You or others do not think so, tell you what, how about type in Buy Phone Records and tell me how many entries you see? Is the ability to buy your phone records ok with you or is that unconstitutional, as well? Let me guess, what was constitutional to you in 1999 is unconstitutional to you today? Perchance, were you a left wing apologist back then, cause apparently most people and individuals of your political leaning and/or make-up had no problem when Democrats supported such programs as Eschelon and Carnivore?
Surprising is that you, as with most other left wing media outlets--who are now condemning Bush's NSA doings, called it a "necessity" back when Clinton was doing the same thing and this nation was NOT involved with the War on Terrorism. How is that what was a "necessity" then, what was considered constitutional then is now, under Bush, considered and deemed unconstitutional, huh? You people and your ilk are nothing but prime Grade-A walking and talking contradictions and hypocrites.![]()
What is most dubious here is that you conspiracy and political rhetoric experts here have failed to see the TIMING of this old news USA article.

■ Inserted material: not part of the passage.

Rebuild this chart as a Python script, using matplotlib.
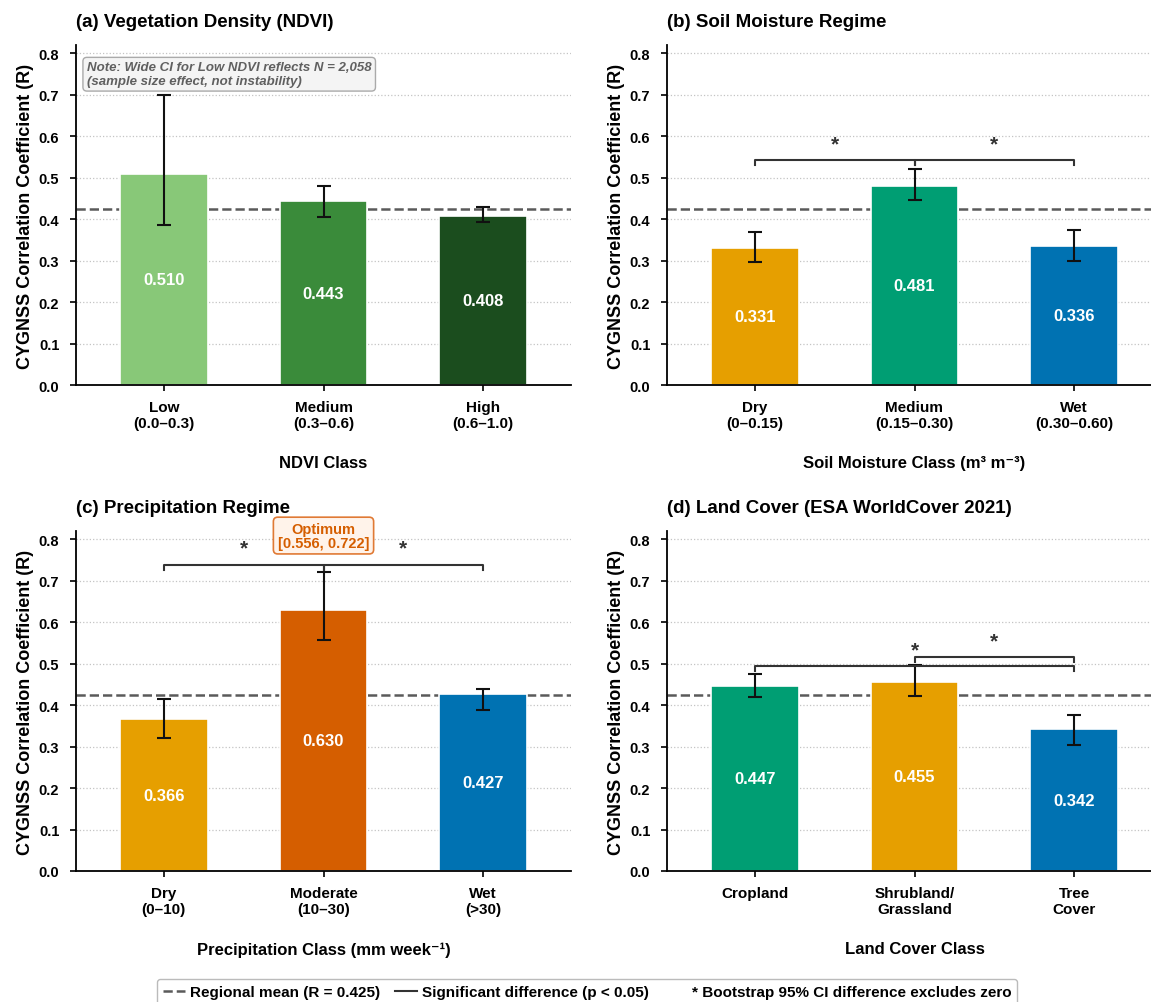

Ironic, huh?
seekerof
[edit on 12-5-2006 by Seekerof]
TIA Lives On - Minus Abuse Protections
...As National Journal revealed in February, the NSA’s Advanced Research and Development Activity took over TIA and carried on the experimental network in late 2003. ARDA continued vetting new tools and even kept the aggressive experiment schedule. . . documents show.
But it discontinued some programs, most notably a multimillion-dollar effort to build privacy-protection technologies. ARDA also abandoned the effort to build audit trails in TIA, which would have permanently recorded any abuse by users.
...
The National Journal reports the program is now accessed by, among others: the NSA, the CIA, DIA, CENTCOM, the National Counterterorrism Center, the Guantanamo prison, and Special Operations Command (SOCOM).
More...
Originally posted by Interested009
video.google.com...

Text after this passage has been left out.